# Exercise objective
For the records below, give the count of lines holding the word "this" and nothing more.

# Material to process
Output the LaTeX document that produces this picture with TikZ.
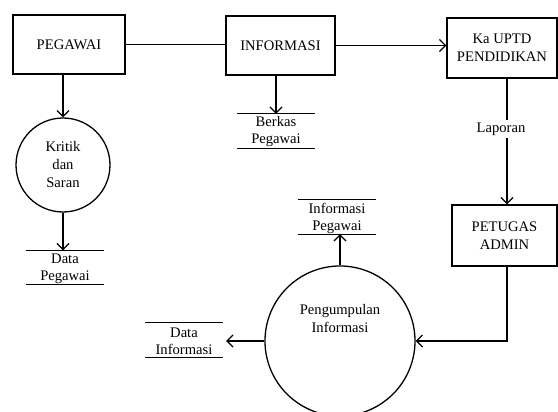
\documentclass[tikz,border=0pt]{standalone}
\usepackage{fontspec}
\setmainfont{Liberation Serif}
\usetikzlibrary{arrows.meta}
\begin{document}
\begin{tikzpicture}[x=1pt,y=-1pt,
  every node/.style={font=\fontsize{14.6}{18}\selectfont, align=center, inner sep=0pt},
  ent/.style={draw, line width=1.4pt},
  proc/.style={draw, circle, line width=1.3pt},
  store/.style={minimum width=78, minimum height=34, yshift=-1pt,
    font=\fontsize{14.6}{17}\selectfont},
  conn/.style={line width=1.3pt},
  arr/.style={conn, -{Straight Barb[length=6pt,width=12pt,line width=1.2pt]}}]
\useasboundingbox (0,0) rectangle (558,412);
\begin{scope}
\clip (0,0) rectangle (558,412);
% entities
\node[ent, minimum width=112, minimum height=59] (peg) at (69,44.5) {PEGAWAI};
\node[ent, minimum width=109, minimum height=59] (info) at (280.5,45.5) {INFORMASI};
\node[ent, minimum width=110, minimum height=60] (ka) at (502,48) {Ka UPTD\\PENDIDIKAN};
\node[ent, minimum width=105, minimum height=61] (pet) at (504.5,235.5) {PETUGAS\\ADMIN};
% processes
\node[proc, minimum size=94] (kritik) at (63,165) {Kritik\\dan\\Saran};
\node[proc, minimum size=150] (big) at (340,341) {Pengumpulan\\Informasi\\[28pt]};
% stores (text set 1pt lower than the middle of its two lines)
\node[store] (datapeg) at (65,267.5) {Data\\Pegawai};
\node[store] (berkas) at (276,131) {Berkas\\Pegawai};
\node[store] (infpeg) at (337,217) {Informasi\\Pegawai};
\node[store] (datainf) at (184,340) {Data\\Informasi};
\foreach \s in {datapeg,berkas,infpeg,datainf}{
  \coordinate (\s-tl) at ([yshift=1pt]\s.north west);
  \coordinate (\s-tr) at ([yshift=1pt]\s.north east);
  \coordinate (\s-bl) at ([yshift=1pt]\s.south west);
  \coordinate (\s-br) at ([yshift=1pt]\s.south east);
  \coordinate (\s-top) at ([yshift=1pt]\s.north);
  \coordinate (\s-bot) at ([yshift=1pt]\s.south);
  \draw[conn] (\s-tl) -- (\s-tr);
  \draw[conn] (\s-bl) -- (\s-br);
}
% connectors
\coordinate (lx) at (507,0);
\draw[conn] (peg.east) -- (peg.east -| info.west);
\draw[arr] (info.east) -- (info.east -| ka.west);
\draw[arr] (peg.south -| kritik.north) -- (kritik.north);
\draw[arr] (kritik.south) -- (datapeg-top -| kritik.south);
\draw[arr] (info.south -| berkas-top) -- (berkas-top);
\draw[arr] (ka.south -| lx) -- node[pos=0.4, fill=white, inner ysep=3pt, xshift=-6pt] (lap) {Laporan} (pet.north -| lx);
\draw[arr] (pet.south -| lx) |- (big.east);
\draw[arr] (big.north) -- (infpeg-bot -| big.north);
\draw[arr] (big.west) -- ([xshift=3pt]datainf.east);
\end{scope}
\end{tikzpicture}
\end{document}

==

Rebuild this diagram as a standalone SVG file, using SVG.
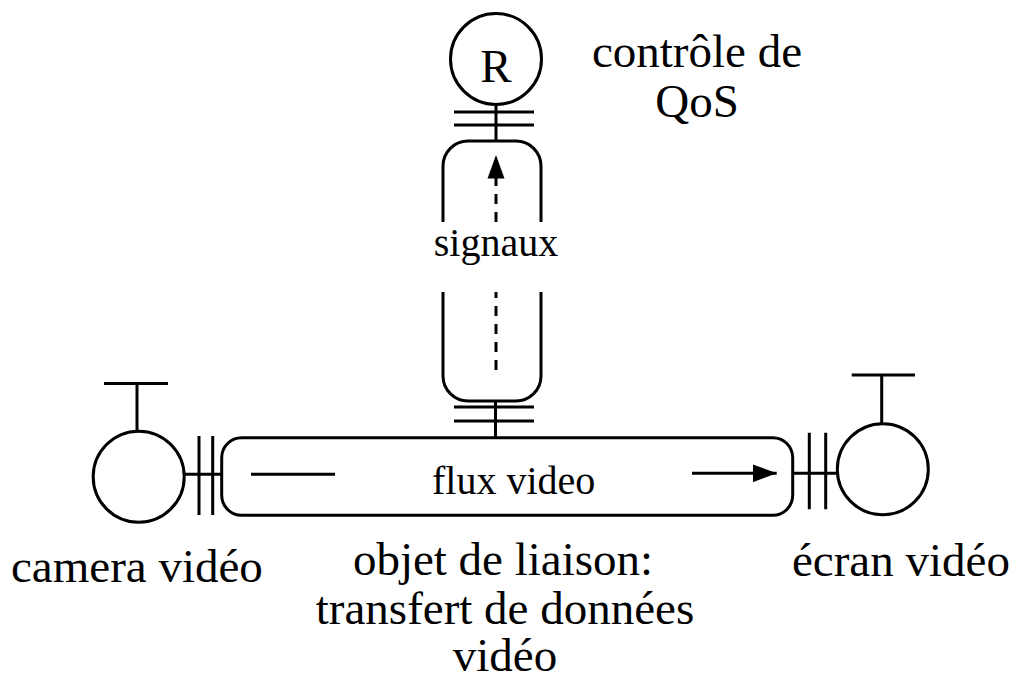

...

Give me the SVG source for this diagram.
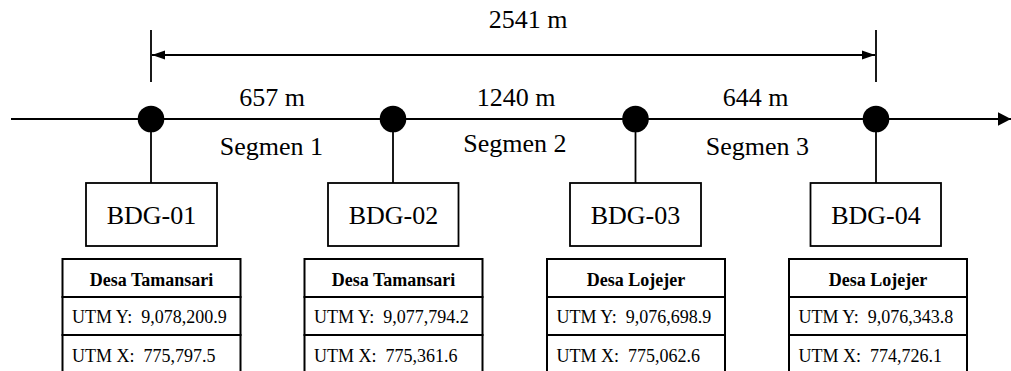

# Response to the task
3